-- start --

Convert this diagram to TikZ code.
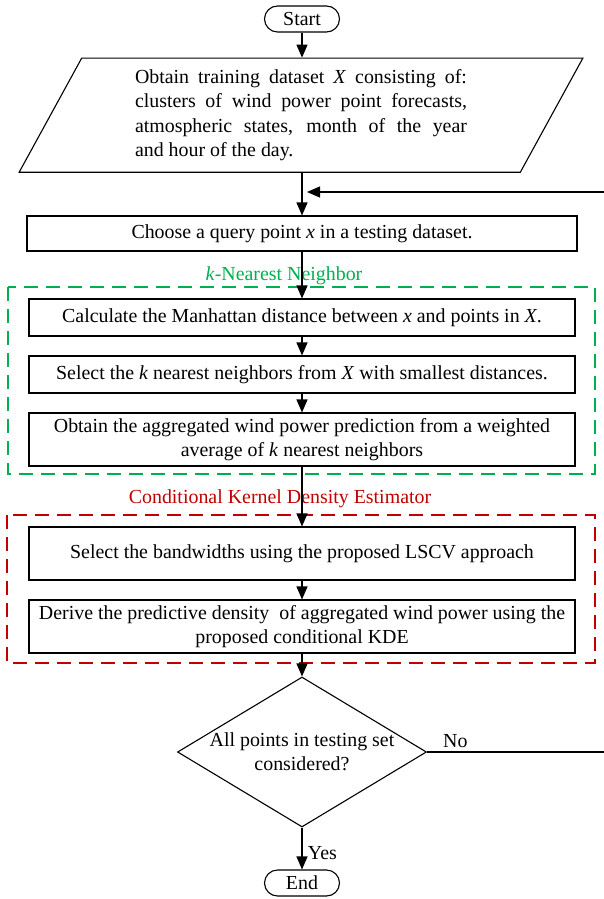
\documentclass[tikz,border=0pt]{standalone}
\usepackage{fontspec}
\setmainfont{Liberation Serif}
\usetikzlibrary{arrows.meta,shapes.geometric,shapes.misc}
\definecolor{knngreen}{RGB}{0,176,80}
\definecolor{kdered}{RGB}{192,0,0}
\begin{document}
\begin{tikzpicture}[x=1pt,y=-1pt,
  every node/.style={font=\fontsize{19.9}{24.3}\selectfont},
  box/.style={draw,line width=1.1pt,rectangle,inner sep=0pt,minimum width=546pt,align=center},
  term/.style={draw,line width=1.1pt,rounded rectangle,minimum width=75pt,minimum height=26pt,inner sep=0pt},
  datain/.style={draw,line width=1.1pt,trapezium,trapezium left angle=62.6,trapezium right angle=117.4,
    trapezium stretches=true,minimum width=566pt,minimum height=114pt,inner sep=0pt,text width=332pt,align=justify},
  decision/.style={draw,line width=1.1pt,diamond,aspect=1.66,minimum width=249pt,minimum height=150pt,inner sep=0pt,align=center},
  arr/.style={line width=1.1pt,-{Triangle[length=13pt,width=11pt]}},
  conn/.style={line width=1.1pt},
  grpbox/.style={line width=1.6pt,dash pattern=on 14pt off 8pt}
]
\useasboundingbox (0,0) rectangle (604,899);

\node[term] (start) at (302,19) {Start};
\node[datain] (para) at (301,115.2) {Obtain training dataset \textit{X} consisting of:\linebreak
clusters of wind power point forecasts,\linebreak
atmospheric states, month of the year\linebreak
and hour of the day.};
\node[box,minimum width=550pt,minimum height=35pt] (choose) at (302,233.5) {Choose a query point \textit{x} in a testing dataset.};

\node[text=knngreen] (knnlabel) at (284,276) {\textit{k}-Nearest Neighbor};
\node[box,minimum height=37pt] (calc) at (302,317.5) {Calculate the Manhattan distance between \textit{x} and points in \textit{X}.};
\node[box,minimum height=37pt] (selk) at (302,374.5) {Select the \textit{k} nearest neighbors from \textit{X} with smallest distances.};
\node[box,minimum height=53pt] (obtain) at (302,439.5) {Obtain the aggregated wind power prediction from a weighted\\average of \textit{k} nearest neighbors};

\node[text=kdered] (kdelabel) at (280,499) {Conditional Kernel Density Estimator};
\node[box,minimum height=53pt] (selbw) at (302,553.5) {Select the bandwidths using the proposed LSCV approach};
\node[box,minimum height=53pt] (derive) at (302,626.5) {Derive the predictive density \ of aggregated wind power using the\\proposed conditional KDE};

\node[decision] (dec) at (302,752) {All points in testing set\\considered?};
\node[term] (end) at (302,883) {End};

\draw[grpbox,knngreen] (8,287) rectangle (595,474);
\draw[grpbox,kdered] (7,515) rectangle (595,663);

\coordinate (noend) at (604,752);
\coordinate (retstart) at (604,192);
\coordinate (loopin) at (307,192);

\draw[arr] (start.south) -- (start.south |- para.north);
\draw[arr] (choose.north |- para.south) -- (choose.north);
\draw[arr] (choose.south) -- (calc.north);
\draw[arr] (calc.south) -- (selk.north);
\draw[arr] (selk.south) -- (obtain.north);
\draw[arr] (obtain.south) -- (selbw.north);
\draw[arr] (selbw.south) -- (derive.north);
\draw[arr] (derive.south) -- (dec.north);
\draw[arr] (dec.south) -- node[right=2pt,pos=0.6] {Yes} (end.north);
\draw[conn] (dec.east) -- node[above,pos=0.16] {No} (noend);
\draw[arr] (retstart) -- (loopin);
\end{tikzpicture}
\end{document}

-- end --

§ **Work to be completed**:
Transcribe the whole listing exactly. Pictures stay out of your copy.

§ **Output for this task**:
Convert this diagram to TikZ code.
\documentclass[tikz,border=0pt]{standalone}
\usepackage{fontspec}
\setmainfont{Liberation Serif}
\usetikzlibrary{arrows.meta,shapes.geometric,shapes.misc}
\definecolor{knngreen}{RGB}{0,176,80}
\definecolor{kdered}{RGB}{192,0,0}
\begin{document}
\begin{tikzpicture}[x=1pt,y=-1pt,
  every node/.style={font=\fontsize{19.9}{24.3}\selectfont},
  box/.style={draw,line width=1.1pt,rectangle,inner sep=0pt,minimum width=546pt,align=center},
  term/.style={draw,line width=1.1pt,rounded rectangle,minimum width=75pt,minimum height=26pt,inner sep=0pt},
  datain/.style={draw,line width=1.1pt,trapezium,trapezium left angle=62.6,trapezium right angle=117.4,
    trapezium stretches=true,minimum width=566pt,minimum height=114pt,inner sep=0pt,text width=332pt,align=justify},
  decision/.style={draw,line width=1.1pt,diamond,aspect=1.66,minimum width=249pt,minimum height=150pt,inner sep=0pt,align=center},
  arr/.style={line width=1.1pt,-{Triangle[length=13pt,width=11pt]}},
  conn/.style={line width=1.1pt},
  grpbox/.style={line width=1.6pt,dash pattern=on 14pt off 8pt}
]
\useasboundingbox (0,0) rectangle (604,899);

\node[term] (start) at (302,19) {Start};
\node[datain] (para) at (301,115.2) {Obtain training dataset \textit{X} consisting of:\linebreak
clusters of wind power point forecasts,\linebreak
atmospheric states, month of the year\linebreak
and hour of the day.};
\node[box,minimum width=550pt,minimum height=35pt] (choose) at (302,233.5) {Choose a query point \textit{x} in a testing dataset.};

\node[text=knngreen] (knnlabel) at (284,276) {\textit{k}-Nearest Neighbor};
\node[box,minimum height=37pt] (calc) at (302,317.5) {Calculate the Manhattan distance between \textit{x} and points in \textit{X}.};
\node[box,minimum height=37pt] (selk) at (302,374.5) {Select the \textit{k} nearest neighbors from \textit{X} with smallest distances.};
\node[box,minimum height=53pt] (obtain) at (302,439.5) {Obtain the aggregated wind power prediction from a weighted\\average of \textit{k} nearest neighbors};

\node[text=kdered] (kdelabel) at (280,499) {Conditional Kernel Density Estimator};
\node[box,minimum height=53pt] (selbw) at (302,553.5) {Select the bandwidths using the proposed LSCV approach};
\node[box,minimum height=53pt] (derive) at (302,626.5) {Derive the predictive density \ of aggregated wind power using the\\proposed conditional KDE};

\node[decision] (dec) at (302,752) {All points in testing set\\considered?};
\node[term] (end) at (302,883) {End};

\draw[grpbox,knngreen] (8,287) rectangle (595,474);
\draw[grpbox,kdered] (7,515) rectangle (595,663);

\coordinate (noend) at (604,752);
\coordinate (retstart) at (604,192);
\coordinate (loopin) at (307,192);

\draw[arr] (start.south) -- (start.south |- para.north);
\draw[arr] (choose.north |- para.south) -- (choose.north);
\draw[arr] (choose.south) -- (calc.north);
\draw[arr] (calc.south) -- (selk.north);
\draw[arr] (selk.south) -- (obtain.north);
\draw[arr] (obtain.south) -- (selbw.north);
\draw[arr] (selbw.south) -- (derive.north);
\draw[arr] (derive.south) -- (dec.north);
\draw[arr] (dec.south) -- node[right=2pt,pos=0.6] {Yes} (end.north);
\draw[conn] (dec.east) -- node[above,pos=0.16] {No} (noend);
\draw[arr] (retstart) -- (loopin);
\end{tikzpicture}
\end{document}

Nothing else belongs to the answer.